We talked to Emily Bell, professor in digital journalism at Columbia University and the founding director of the Tow Center for Digital Journalism, about Facebook’s algorithm changes, how she’d deal with the platform if she were running a news organisation, and why she has no time for trust as a metric for quality journalism.

This interview is a preamble to the Tow Center research report about the relationship between technology platforms and journalism, which Emily Bell will unveil in her lecture at the GEN Summit on Thursday 31 May in Lisbon, Portugal. The interview was slightly edited.

Emily Bell

GEN: Do you think Facebook will ever provide a good environment for news or do you think its business model is inherently incompatible with news?

Emily Bell: What we have learned over the past couple of years is that the way Facebook’s targeted advertising business model works discriminates against high quality news reporting. If you like, it incentivises the ‘wrong kind of news’, as it inherently doesn’t differentiate between any type of published material. That said readers and viewers find Facebook a compelling environment, and in many countries, one of the only environments for news. So it is a business model problem and fixing that will be extremely challenging as it goes to the core design principles of Facebook.

In this article by Mathew Ingram, Jeff Jarvis is quoted as saying that we should be reinventing journalism in partnership with Google and Facebook, ‘because they’re a lot fucking smarter about it than we are’. What do you make of this? Do such partnerships have an impact on editorial independence?
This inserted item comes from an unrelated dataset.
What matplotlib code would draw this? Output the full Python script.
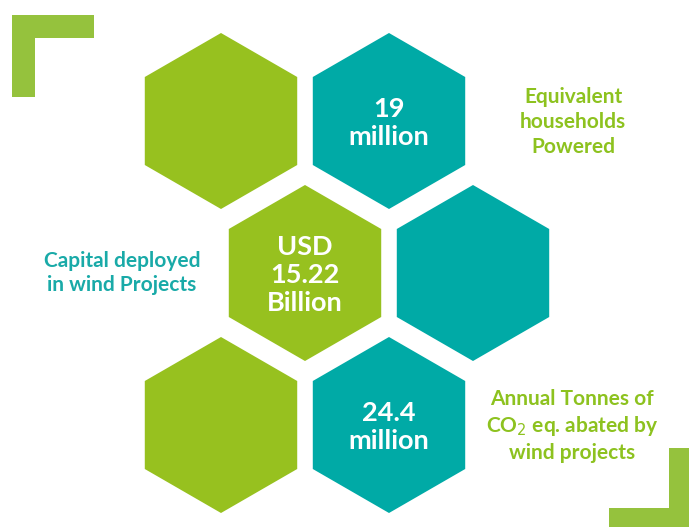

I love Jeff, he is an old friend and we spar about many things. It won’t surprise him (or anyone) to hear that I think he is trolling journalists here. It is absurd and against all available evidence to say that Google and Facebook are smarter at news production or distribution than journalists. They work in a completely different way. Working in partnership with Google and Facebook remains a difficult business for serious news outlets, as it is clear these are institutions of great power and involvement in all aspects of life which have to be held to account by journalism. So if you asked most news organisations in the US if they ought to have a partnership with the Government, they would be appalled (Jeff too I suspect). Effectively partnerships with platform companies are not that different. It is not about the closeness of partnership but about how appropriate it is for the business of journalism. From our research at the Tow Center, the relationship with platforms definitely has a strong effect on editorial output and on how the public might perceive journalism.

How can news organisations make the most out of what Facebook has to offer without becoming dependent on the platform?

A number of social first news organisations have learned a tough lesson in the past couple of years, namely that you cannot build your business on someone else’s land without significant risk. There has to be a business model which relies on the strength of the audience relationship with your journalists and news brand, where people will subscribe or donate. A smart strategic move is to think about how to make smart technology decisions within a news organisation, both to integrate with third parties, but also to build your own products and relationships. Easier said than done…

If you were running a news organisation, what would your relationship with Facebook be?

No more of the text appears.